#### EXERCISE TASK
Starting at the top of the records, output every line through the one that contains "246, 240, 232, 238, 222, 210];", keeping each exactly as it appears.
****************************************
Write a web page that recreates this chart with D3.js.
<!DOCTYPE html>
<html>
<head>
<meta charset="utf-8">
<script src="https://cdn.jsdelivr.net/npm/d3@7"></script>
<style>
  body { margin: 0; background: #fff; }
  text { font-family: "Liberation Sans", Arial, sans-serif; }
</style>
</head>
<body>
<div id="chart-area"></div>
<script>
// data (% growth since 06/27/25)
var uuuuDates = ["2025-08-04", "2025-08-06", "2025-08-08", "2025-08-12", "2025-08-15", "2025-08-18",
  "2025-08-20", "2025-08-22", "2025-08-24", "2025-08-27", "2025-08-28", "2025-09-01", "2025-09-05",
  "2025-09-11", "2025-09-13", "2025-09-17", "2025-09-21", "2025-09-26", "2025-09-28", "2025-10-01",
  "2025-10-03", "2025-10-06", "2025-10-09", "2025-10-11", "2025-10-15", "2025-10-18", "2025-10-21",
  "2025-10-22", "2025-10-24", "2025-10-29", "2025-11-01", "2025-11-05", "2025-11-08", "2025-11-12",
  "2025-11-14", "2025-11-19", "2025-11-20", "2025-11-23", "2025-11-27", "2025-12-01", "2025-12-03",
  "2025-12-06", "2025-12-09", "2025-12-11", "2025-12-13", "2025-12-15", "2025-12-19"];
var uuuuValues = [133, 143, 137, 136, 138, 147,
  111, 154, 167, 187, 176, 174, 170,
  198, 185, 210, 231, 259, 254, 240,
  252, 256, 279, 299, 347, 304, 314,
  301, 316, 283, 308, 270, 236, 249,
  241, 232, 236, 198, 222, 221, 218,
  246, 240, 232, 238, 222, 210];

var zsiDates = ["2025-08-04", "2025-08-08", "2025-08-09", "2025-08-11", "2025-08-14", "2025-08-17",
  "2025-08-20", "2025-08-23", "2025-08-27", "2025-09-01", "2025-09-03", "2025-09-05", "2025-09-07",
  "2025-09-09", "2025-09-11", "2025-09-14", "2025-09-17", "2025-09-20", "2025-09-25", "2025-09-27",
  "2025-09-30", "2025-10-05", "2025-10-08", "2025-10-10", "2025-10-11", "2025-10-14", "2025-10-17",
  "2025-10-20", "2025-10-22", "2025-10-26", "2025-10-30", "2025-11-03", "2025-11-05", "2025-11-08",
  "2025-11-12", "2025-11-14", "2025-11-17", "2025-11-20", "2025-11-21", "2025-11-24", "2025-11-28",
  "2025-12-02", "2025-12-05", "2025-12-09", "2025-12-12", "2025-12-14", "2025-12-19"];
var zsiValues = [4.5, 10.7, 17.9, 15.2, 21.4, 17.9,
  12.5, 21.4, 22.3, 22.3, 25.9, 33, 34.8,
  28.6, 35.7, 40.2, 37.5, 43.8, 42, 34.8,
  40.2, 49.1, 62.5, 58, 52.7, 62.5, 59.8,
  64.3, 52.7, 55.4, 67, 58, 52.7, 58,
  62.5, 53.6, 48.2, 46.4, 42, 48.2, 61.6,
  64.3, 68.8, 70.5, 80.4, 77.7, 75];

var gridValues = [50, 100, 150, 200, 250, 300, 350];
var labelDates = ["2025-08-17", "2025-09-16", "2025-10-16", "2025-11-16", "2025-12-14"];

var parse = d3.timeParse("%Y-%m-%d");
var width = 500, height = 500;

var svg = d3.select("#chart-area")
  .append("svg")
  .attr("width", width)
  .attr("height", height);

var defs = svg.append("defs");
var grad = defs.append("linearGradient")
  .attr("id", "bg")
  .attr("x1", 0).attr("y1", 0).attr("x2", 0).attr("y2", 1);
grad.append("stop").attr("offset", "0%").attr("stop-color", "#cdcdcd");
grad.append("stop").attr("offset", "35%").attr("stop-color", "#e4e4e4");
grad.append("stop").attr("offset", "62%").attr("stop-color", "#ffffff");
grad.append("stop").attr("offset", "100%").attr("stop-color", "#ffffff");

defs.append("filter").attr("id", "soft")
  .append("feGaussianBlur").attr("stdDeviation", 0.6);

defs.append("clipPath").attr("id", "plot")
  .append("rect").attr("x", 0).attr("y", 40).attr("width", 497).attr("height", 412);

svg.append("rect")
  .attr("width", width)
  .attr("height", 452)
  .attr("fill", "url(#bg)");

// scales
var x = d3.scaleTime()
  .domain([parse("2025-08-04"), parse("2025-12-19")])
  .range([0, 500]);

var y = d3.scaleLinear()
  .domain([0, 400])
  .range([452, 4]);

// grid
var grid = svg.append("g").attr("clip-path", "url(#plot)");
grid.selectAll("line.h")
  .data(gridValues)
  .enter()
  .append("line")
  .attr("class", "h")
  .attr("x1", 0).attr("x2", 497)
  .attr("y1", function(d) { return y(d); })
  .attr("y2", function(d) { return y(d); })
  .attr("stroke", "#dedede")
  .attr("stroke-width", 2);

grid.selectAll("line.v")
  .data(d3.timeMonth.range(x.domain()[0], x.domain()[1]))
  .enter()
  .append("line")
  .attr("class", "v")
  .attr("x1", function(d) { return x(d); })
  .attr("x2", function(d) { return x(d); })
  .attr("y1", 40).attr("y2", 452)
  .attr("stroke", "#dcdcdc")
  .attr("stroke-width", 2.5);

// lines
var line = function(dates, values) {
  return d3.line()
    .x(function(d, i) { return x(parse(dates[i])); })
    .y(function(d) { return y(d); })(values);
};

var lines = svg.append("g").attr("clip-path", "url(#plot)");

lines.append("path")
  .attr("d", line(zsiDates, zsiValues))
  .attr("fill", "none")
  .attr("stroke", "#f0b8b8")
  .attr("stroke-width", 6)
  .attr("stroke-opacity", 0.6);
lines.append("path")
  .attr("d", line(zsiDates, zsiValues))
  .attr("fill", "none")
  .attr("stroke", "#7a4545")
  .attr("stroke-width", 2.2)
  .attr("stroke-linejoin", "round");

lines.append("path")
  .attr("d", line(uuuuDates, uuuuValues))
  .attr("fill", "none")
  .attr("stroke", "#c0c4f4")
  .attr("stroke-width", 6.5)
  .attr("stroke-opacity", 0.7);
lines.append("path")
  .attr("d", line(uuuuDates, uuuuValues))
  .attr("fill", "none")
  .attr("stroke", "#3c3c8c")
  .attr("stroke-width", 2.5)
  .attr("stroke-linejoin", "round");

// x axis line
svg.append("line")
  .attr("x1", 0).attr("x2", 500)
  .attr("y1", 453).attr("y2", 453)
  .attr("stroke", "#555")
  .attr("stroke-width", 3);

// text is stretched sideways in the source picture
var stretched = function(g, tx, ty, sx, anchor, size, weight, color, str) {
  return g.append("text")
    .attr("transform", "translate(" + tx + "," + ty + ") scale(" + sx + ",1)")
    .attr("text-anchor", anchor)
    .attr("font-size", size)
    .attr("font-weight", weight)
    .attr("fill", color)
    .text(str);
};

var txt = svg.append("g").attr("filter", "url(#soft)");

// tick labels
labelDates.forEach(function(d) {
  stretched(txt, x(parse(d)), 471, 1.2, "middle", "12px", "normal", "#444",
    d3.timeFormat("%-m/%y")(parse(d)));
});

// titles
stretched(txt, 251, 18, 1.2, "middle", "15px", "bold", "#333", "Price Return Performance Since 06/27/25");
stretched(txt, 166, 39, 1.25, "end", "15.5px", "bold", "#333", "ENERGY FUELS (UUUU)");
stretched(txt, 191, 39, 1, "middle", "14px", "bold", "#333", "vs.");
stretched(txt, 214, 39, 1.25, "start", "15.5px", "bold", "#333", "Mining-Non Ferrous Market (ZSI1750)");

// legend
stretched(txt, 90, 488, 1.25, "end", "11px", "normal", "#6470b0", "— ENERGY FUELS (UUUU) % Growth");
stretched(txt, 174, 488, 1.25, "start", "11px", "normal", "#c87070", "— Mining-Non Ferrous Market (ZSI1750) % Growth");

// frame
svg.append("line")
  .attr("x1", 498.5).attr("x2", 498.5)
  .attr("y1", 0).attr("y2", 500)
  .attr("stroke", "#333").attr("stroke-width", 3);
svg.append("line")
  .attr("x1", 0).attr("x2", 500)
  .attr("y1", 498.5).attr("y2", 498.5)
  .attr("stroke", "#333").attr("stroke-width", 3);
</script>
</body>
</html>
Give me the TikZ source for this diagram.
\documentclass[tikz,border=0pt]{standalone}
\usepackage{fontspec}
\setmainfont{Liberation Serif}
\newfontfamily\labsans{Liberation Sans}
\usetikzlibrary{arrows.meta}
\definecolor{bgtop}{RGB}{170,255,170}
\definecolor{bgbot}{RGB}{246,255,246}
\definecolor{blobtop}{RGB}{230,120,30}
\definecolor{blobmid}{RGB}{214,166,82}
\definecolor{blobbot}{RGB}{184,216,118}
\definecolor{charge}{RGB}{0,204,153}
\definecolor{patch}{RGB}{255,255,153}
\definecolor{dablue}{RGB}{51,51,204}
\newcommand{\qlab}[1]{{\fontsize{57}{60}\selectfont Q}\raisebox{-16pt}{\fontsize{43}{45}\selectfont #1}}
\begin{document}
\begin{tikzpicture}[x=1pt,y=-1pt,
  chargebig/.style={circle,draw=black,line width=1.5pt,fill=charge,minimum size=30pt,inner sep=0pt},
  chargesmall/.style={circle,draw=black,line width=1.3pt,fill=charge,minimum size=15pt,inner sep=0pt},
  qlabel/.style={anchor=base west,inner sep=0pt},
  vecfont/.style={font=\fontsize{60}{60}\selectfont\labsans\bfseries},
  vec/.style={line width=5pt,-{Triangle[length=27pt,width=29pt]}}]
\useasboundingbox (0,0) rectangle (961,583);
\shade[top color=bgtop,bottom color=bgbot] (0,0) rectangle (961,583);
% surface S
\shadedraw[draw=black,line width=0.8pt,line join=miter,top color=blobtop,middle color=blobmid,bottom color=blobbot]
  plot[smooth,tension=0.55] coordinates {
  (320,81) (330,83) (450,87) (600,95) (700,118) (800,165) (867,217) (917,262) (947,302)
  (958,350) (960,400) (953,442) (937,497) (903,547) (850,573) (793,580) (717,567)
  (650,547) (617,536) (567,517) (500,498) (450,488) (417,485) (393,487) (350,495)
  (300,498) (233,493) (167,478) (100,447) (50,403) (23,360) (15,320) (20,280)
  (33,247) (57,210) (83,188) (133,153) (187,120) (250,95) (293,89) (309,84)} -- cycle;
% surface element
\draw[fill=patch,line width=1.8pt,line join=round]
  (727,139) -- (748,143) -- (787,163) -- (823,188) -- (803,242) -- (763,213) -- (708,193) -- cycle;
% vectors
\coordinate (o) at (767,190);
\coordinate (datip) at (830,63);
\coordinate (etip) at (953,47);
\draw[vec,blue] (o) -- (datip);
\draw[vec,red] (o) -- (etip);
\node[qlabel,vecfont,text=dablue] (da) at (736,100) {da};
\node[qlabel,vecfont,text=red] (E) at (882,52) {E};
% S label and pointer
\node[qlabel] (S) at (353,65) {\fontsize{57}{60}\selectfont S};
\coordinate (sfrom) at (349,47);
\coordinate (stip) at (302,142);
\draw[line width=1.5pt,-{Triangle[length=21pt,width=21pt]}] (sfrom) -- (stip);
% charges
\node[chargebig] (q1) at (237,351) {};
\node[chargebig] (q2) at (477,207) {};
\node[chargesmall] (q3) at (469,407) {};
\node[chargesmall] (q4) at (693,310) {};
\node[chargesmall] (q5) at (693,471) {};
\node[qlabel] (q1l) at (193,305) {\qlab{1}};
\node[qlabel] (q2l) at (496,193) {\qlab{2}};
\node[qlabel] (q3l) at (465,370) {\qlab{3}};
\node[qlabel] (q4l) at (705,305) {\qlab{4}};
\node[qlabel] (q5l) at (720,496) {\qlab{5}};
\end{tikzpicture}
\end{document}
****************************************
#### RESULT OF THIS TASK
Write a web page that recreates this chart with D3.js.
<!DOCTYPE html>
<html>
<head>
<meta charset="utf-8">
<script src="https://cdn.jsdelivr.net/npm/d3@7"></script>
<style>
  body { margin: 0; background: #fff; }
  text { font-family: "Liberation Sans", Arial, sans-serif; }
</style>
</head>
<body>
<div id="chart-area"></div>
<script>
// data (% growth since 06/27/25)
var uuuuDates = ["2025-08-04", "2025-08-06", "2025-08-08", "2025-08-12", "2025-08-15", "2025-08-18",
  "2025-08-20", "2025-08-22", "2025-08-24", "2025-08-27", "2025-08-28", "2025-09-01", "2025-09-05",
  "2025-09-11", "2025-09-13", "2025-09-17", "2025-09-21", "2025-09-26", "2025-09-28", "2025-10-01",
  "2025-10-03", "2025-10-06", "2025-10-09", "2025-10-11", "2025-10-15", "2025-10-18", "2025-10-21",
  "2025-10-22", "2025-10-24", "2025-10-29", "2025-11-01", "2025-11-05", "2025-11-08", "2025-11-12",
  "2025-11-14", "2025-11-19", "2025-11-20", "2025-11-23", "2025-11-27", "2025-12-01", "2025-12-03",
  "2025-12-06", "2025-12-09", "2025-12-11", "2025-12-13", "2025-12-15", "2025-12-19"];
var uuuuValues = [133, 143, 137, 136, 138, 147,
  111, 154, 167, 187, 176, 174, 170,
  198, 185, 210, 231, 259, 254, 240,
  252, 256, 279, 299, 347, 304, 314,
  301, 316, 283, 308, 270, 236, 249,
  241, 232, 236, 198, 222, 221, 218,
  246, 240, 232, 238, 222, 210];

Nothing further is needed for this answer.